In religion there was a pantheon of gods established and worshipped from the earliest ages, but these gods were more like epitomes of Greek ideals than spiritual beings. They were the personified virtues of the Greeks, exemplars of perfect living; and in worshipping them the Greek was really worshipping order, conduct, repose, dignity, perfect life. The gods and heroes, as types of moral and physical qualities, were continually represented in an allegorical or legendary manner. Athene represented noble warfare, Zeus was majestic dignity and power, Aphrodite love, Phœbus song, Niké triumph, and all the lesser gods, nymphs, and fauns stood for beauties of nature or of life. The great bulk of Greek architecture, sculpture, and painting was put forth to honor these gods or heroes, and by so doing the artist repeated the national ideals and honored himself. The first motive of Greek art, then, was to praise Hellas and the Hellenic view of life. In part it was a religious motive, but with little of that spiritual significance and belief which ruled in Egypt, and later on in Italy.


A second and ever-present motive in Greek painting was decoration. This appears in the tomb pottery of the earliest ages, and was carried on down to the latest times. Vase painting, wall painting, tablet and sculpture painting were all done with a decorative motive in view. Even the easel or panel pictures had some decorative effect about them, though they were primarily intended to convey ideas other than those of form and color.

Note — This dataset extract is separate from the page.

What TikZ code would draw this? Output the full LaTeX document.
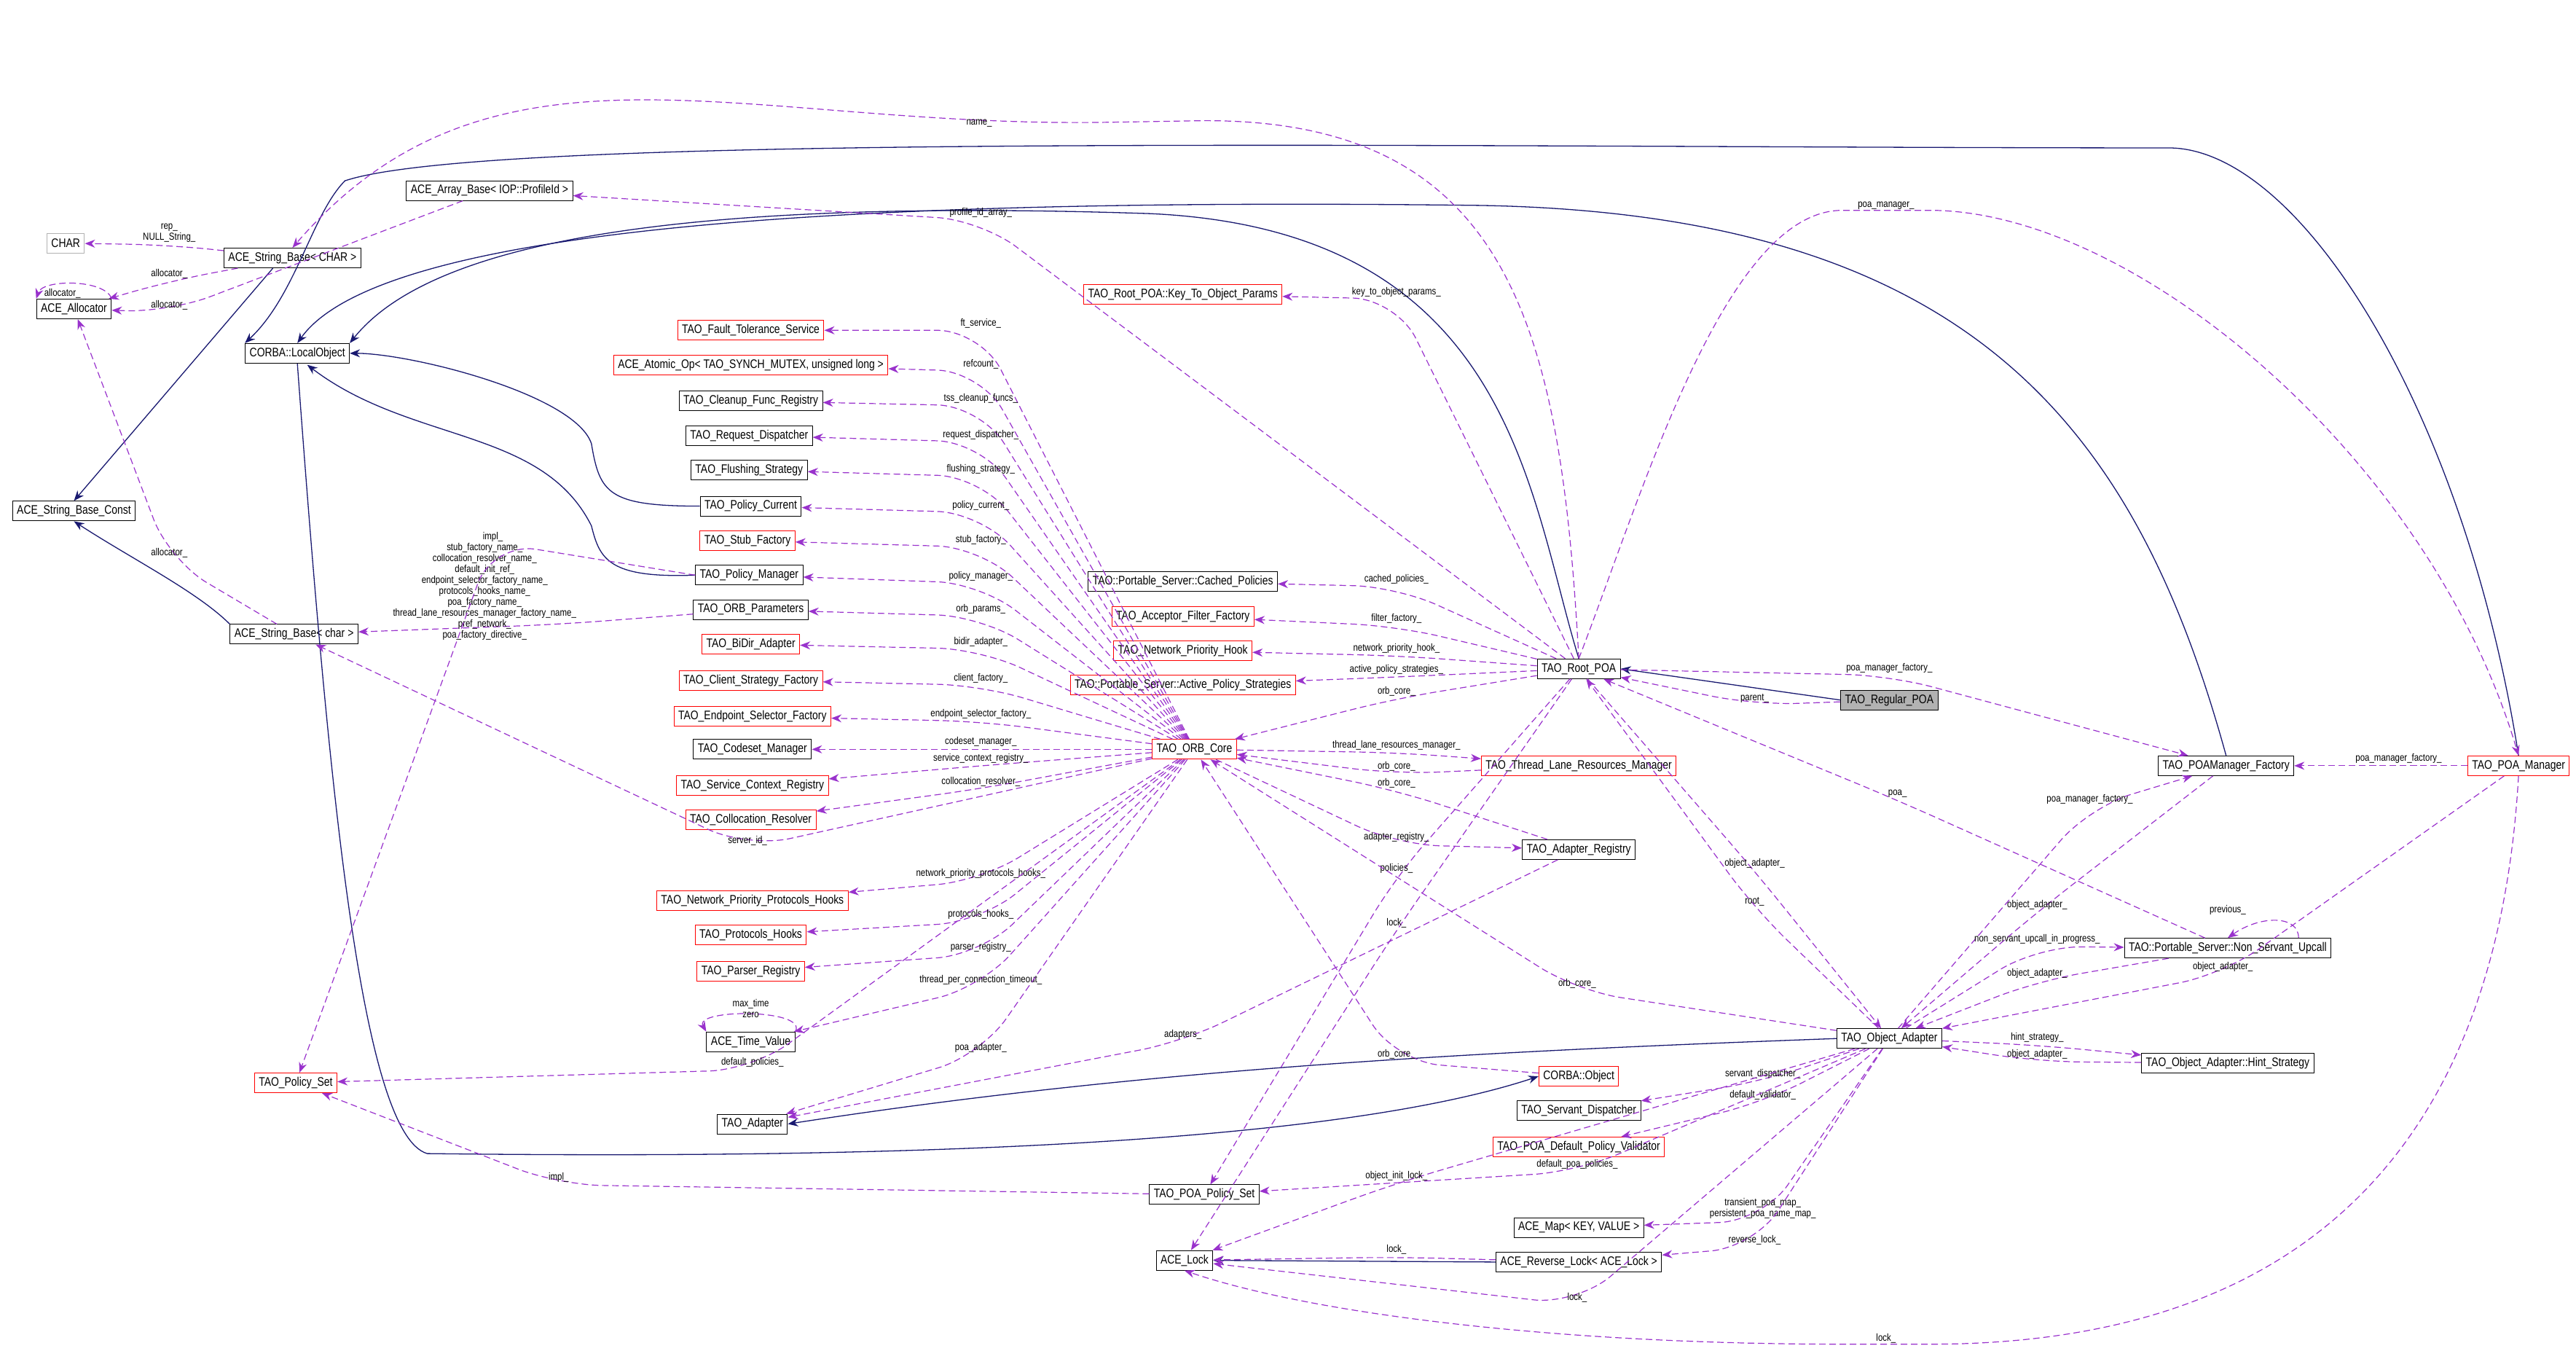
\documentclass[tikz,border=0pt]{standalone}
\usepackage{fontspec}
\setmainfont{Liberation Sans}[FakeStretch=0.82]
\usetikzlibrary{arrows.meta,calc}
\definecolor{inhc}{RGB}{25,25,112}
\definecolor{depc}{RGB}{153,50,204}
\tikzset{
 cls/.style={draw=black,line width=1pt,fill=white,font=\fontsize{17}{19}\selectfont,minimum height=27pt,inner xsep=6pt,inner ysep=3pt},
 rcls/.style={cls,draw=red},
 inh/.style={draw=inhc,line width=1.3pt,-{Stealth[length=14pt,width=11pt]}},
 dep/.style={draw=depc,line width=1.2pt,dash pattern=on 9pt off 5pt,rounded corners=60pt,-{Stealth[length=14pt,width=11pt]}},
 lbl/.style={font=\fontsize{14}{15}\selectfont,inner sep=1pt,anchor=south,align=center},
}
\newcommand\dep[4]{\draw[dep] (#1) -- ($(#4)+(0,1)$) -- (#2); \node[lbl] at (#4) {#3};}
\begin{document}
\begin{tikzpicture}[x=2.255pt,y=-2.255pt]
\useasboundingbox (0,0) rectangle (1568,831.5);
% nodes
\node[cls,draw=gray!60] (char) at (40,148) {CHAR};
\node[cls] (sbCHAR) at (178,157) {ACE\_String\_Base< CHAR >};
\node[cls] (alloc) at (45,188) {ACE\_Allocator};
\node[cls] (arr) at (298,116) {ACE\_Array\_Base< IOP::ProfileId >};
\node[cls] (lo) at (181,215) {CORBA::LocalObject};
\node[cls] (sbc) at (45,311) {ACE\_String\_Base\_Const};
\node[cls] (sbchar) at (179,386) {ACE\_String\_Base< char >};
\node[rcls] (ps) at (180,659) {TAO\_Policy\_Set};
\node[cls] (adapter) at (458,684) {TAO\_Adapter};
\node[rcls] (k2o) at (720,179) {TAO\_Root\_POA::Key\_To\_Object\_Params};
\node[rcls] (fts) at (457,201) {TAO\_Fault\_Tolerance\_Service};
\node[rcls] (atom) at (457,222) {ACE\_Atomic\_Op< TAO\_SYNCH\_MUTEX, unsigned long >};
\node[cls] (cfr) at (457,244) {TAO\_Cleanup\_Func\_Registry};
\node[cls] (rd) at (456,265) {TAO\_Request\_Dispatcher};
\node[cls] (fs) at (456,286) {TAO\_Flushing\_Strategy};
\node[cls] (pc) at (457,308) {TAO\_Policy\_Current};
\node[rcls] (sf) at (455,329) {TAO\_Stub\_Factory};
\node[cls] (pmgr) at (456,350) {TAO\_Policy\_Manager};
\node[cls] (op) at (457,371) {TAO\_ORB\_Parameters};
\node[rcls] (bd) at (457,392) {TAO\_BiDir\_Adapter};
\node[rcls] (csf) at (457,414) {TAO\_Client\_Strategy\_Factory};
\node[rcls] (esf) at (458,436) {TAO\_Endpoint\_Selector\_Factory};
\node[cls] (cm) at (458,456) {TAO\_Codeset\_Manager};
\node[rcls] (scr) at (458,478) {TAO\_Service\_Context\_Registry};
\node[rcls] (cr) at (457,499) {TAO\_Collocation\_Resolver};
\node[rcls] (nph2) at (458,548) {TAO\_Network\_Priority\_Protocols\_Hooks};
\node[rcls] (ph) at (457,569) {TAO\_Protocols\_Hooks};
\node[rcls] (pr) at (457,591) {TAO\_Parser\_Registry};
\node[cls] (tv) at (457,634) {ACE\_Time\_Value};
\node[rcls] (oc) at (727,456) {TAO\_ORB\_Core};
\node[cls] (cp) at (720,354) {TAO::Portable\_Server::Cached\_Policies};
\node[rcls] (aff) at (720,375) {TAO\_Acceptor\_Filter\_Factory};
\node[rcls] (nph) at (720,396) {TAO\_Network\_Priority\_Hook};
\node[rcls] (aps) at (720,417) {TAO::Portable\_Server::Active\_Policy\_Strategies};
\node[cls] (rp) at (961,407) {TAO\_Root\_POA};
\node[cls,fill=gray!60] (reg) at (1150,426) {TAO\_Regular\_POA};
\node[rcls] (tlrm) at (961,466) {TAO\_Thread\_Lane\_Resources\_Manager};
\node[cls] (ar) at (961,517) {TAO\_Adapter\_Registry};
\node[rcls] (cobj) at (961,655) {CORBA::Object};
\node[cls] (sd) at (961,676) {TAO\_Servant\_Dispatcher};
\node[rcls] (dpv) at (961,698) {TAO\_POA\_Default\_Policy\_Validator};
\node[cls] (pps) at (733,727) {TAO\_POA\_Policy\_Set};
\node[cls] (map) at (961,747) {ACE\_Map< KEY, VALUE >};
\node[cls] (lock) at (721,767) {ACE\_Lock};
\node[cls] (rl) at (961,768) {ACE\_Reverse\_Lock< ACE\_Lock >};
\node[cls] (pmf) at (1355,466) {TAO\_POAManager\_Factory};
\node[rcls] (pm) at (1533,466) {TAO\_POA\_Manager};
\node[cls] (nsu) at (1356,577) {TAO::Portable\_Server::Non\_Servant\_Upcall};
\node[cls] (oa) at (1150,632) {TAO\_Object\_Adapter};
\node[cls] (hs) at (1356,647) {TAO\_Object\_Adapter::Hint\_Strategy};
% inheritance
\draw[inh] (sbCHAR.south west) ++(30,0) -- (sbc.north);
\draw[inh] (sbchar.north west) .. controls (120,360) and (80,340) .. (sbc.south);
\draw[inh] (pc.west) .. controls (370,308) and (365,300) .. (360,270) .. controls (350,240) and (250,215) .. (lo.east);
\draw[inh] (pmgr.west) .. controls (370,352) and (365,340) .. (360,320) .. controls (330,260) and (250,270) .. (187,222);
\draw[inh] (rp.north) .. controls (930,300) and (920,140) .. (700,130) .. controls (400,120) and (260,150) .. (lo.north east);
\draw[inh] (pmf.north) .. controls (1300,260) and (1200,130) .. (900,125) .. controls (500,120) and (230,140) .. (lo.north);
\draw[inh] (pm.north) .. controls (1500,250) and (1400,90) .. (1320,90) .. controls (900,90) and (300,80) .. (210,110) .. controls (190,130) and (180,180) .. (lo.north west);
\draw[inh] (lo.south) .. controls (200,480) and (220,690) .. (260,702) .. controls (500,705) and (800,700) .. (cobj.west);
\draw[inh] (oa.west) .. controls (900,640) and (700,650) .. (adapter.east);
\draw[inh] (reg.west) -- (rp.east);
\draw[inh] (rl.west) -- (lock.east);
% dependencies
\dep{sbCHAR}{char}{rep\_\\NULL\_String\_}{103,148}
\dep{sbCHAR}{alloc}{allocator\_}{103,170}
\dep{arr}{alloc}{allocator\_}{103,189}
\draw[dep] (alloc.north east) .. controls +(-4,-12) and +(4,-12) .. (alloc.north west);
\node[lbl] at (38,182) {allocator\_};
\dep{sbchar}{alloc}{allocator\_}{103,340}
\draw[dep] (op) -- (340,380) -- (sbchar);
\node[lbl,anchor=center] at (295,360) {stub\_factory\_name\_\\collocation\_resolver\_name\_\\default\_init\_ref\_\\endpoint\_selector\_factory\_name\_\\protocols\_hooks\_name\_\\poa\_factory\_name\_\\thread\_lane\_resources\_manager\_factory\_name\_\\pref\_network\_\\poa\_factory\_directive\_};
\draw[dep] (pmgr.west) -- (300,330) -- (ps);
\node[lbl] at (300,330) {impl\_};
\dep{pps}{ps}{impl\_}{340,720}
\foreach \t/\l/\y in {fts/ft\_service\_/200,atom/refcount\_/225,cfr/tss\_cleanup\_funcs\_/246,rd/request\_dispatcher\_/268,fs/flushing\_strategy\_/289,pc/policy\_current\_/311,sf/stub\_factory\_/332,pmgr/policy\_manager\_/354,op/orb\_params\_/374,bd/bidir\_adapter\_/394,csf/client\_factory\_/416,esf/endpoint\_selector\_factory\_/438,cm/codeset\_manager\_/455,scr/service\_context\_registry\_/465,cr/collocation\_resolver\_/479,nph2/network\_priority\_protocols\_hooks\_/535,ph/protocols\_hooks\_/560,pr/parser\_registry\_/580,tv/thread\_per\_connection\_timeout\_/600,adapter/poa\_adapter\_/641}
 {\dep{oc}{\t}{\l}{597,\y}}
\dep{oc}{sbchar}{server\_id\_}{455,515}
\dep{oc}{ps}{default\_policies\_}{458,650}
\draw[dep] (tv.north east) .. controls +(8,-14) and +(-8,-14) .. (tv.north west);
\node[lbl] at (457,620) {max\_time\\zero};
\draw[dep] (rp.north) .. controls (950,200) and (920,70) .. (700,74) .. controls (450,78) and (300,10) .. (sbCHAR.north);
\node[lbl] at (596,78) {name\_};
\dep{rp}{arr}{profile\_id\_array\_}{597,133}
\dep{rp}{k2o}{key\_to\_object\_params\_}{850,181}
\dep{rp}{cp}{cached\_policies\_}{850,356}
\dep{rp}{aff}{filter\_factory\_}{850,380}
\dep{rp}{nph}{network\_priority\_hook\_}{850,398}
\dep{rp}{aps}{active\_policy\_strategies\_}{850,411}
\dep{rp}{oc}{orb\_core\_}{850,424}
\draw[dep] (rp.north) .. controls (1000,300) and (1050,128) .. (1148,128) .. controls (1300,128) and (1480,280) .. (pm.north);
\node[lbl] at (1148,128) {poa\_manager\_};
\dep{rp}{pmf}{poa\_manager\_factory\_}{1150,410}
\dep{reg}{rp}{parent\_}{1068,428}
\dep{nsu}{rp}{poa\_}{1155,486}
\dep{rp}{oa}{object\_adapter\_}{1068,529}
\dep{oa}{rp}{root\_}{1068,552}
\dep{rp}{pps}{policies\_}{850,532}
\dep{rp}{lock}{lock\_}{850,565}
\dep{oc}{tlrm}{thread\_lane\_resources\_manager\_}{850,457}
\dep{tlrm}{oc}{orb\_core\_}{850,470}
\dep{ar}{oc}{orb\_core\_}{850,480}
\dep{oc}{ar}{adapter\_registry\_}{850,513}
\dep{ar}{adapter}{adapters\_}{720,633}
\dep{cobj}{oc}{orb\_core\_}{850,645}
\dep{oa}{oc}{orb\_core\_}{960,602}
\dep{oa}{pmf}{poa\_manager\_factory\_}{1272,490}
\dep{pmf}{oa}{object\_adapter\_}{1240,554}
\dep{oa}{nsu}{non\_servant\_upcall\_in\_progress\_}{1240,575}
\dep{nsu}{oa}{object\_adapter\_}{1240,596}
\dep{pm}{oa}{object\_adapter\_}{1353,592}
\draw[dep] (nsu.north east) ++(-20,0) .. controls +(0,-14) and +(20,-14) .. (nsu.north);
\node[lbl] at (1356,557) {previous\_};
\dep{oa}{hs}{hint\_strategy\_}{1240,635}
\dep{hs}{oa}{object\_adapter\_}{1240,645}
\dep{pm}{pmf}{poa\_manager\_factory\_}{1460,465}
\dep{oa}{sd}{servant\_dispatcher\_}{1073,657}
\dep{oa}{dpv}{default\_validator\_}{1073,670}
\dep{oa}{pps}{default\_poa\_policies\_}{960,712}
\dep{oa}{lock}{object\_init\_lock\_}{850,719}
\dep{oa}{map}{transient\_poa\_map\_\\persistent\_poa\_name\_map\_}{1073,742}
\dep{oa}{rl}{reverse\_lock\_}{1068,758}
\dep{rl}{lock}{lock\_}{850,764}
\dep{oa}{lock}{lock\_}{960,793}
\draw[dep] (pm.south) .. controls (1520,700) and (1400,818) .. (1148,818) .. controls (950,818) and (800,800) .. (lock.south);
\node[lbl] at (1148,818) {lock\_};
\end{tikzpicture}
\end{document}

SUBJECTS AND METHODS: The gods and heroes, their lives and adventures, formed the early subjects of Greek painting. Certain themes taken from the "Iliad" and the "Odyssey" were as frequently shown as, afterward, the Annunciations in Italian painting. The traditional subjects, the Centaurs and Lapiths, the Amazon war, Theseus and Ariadne, Perseus and Andromeda, were frequently depicted. Humanity and actual Greek life came in for its share. Single figures, still-life, genre, caricature, all were shown, and as painting neared the Alexandrian age a semi-realistic portraiture came into vogue.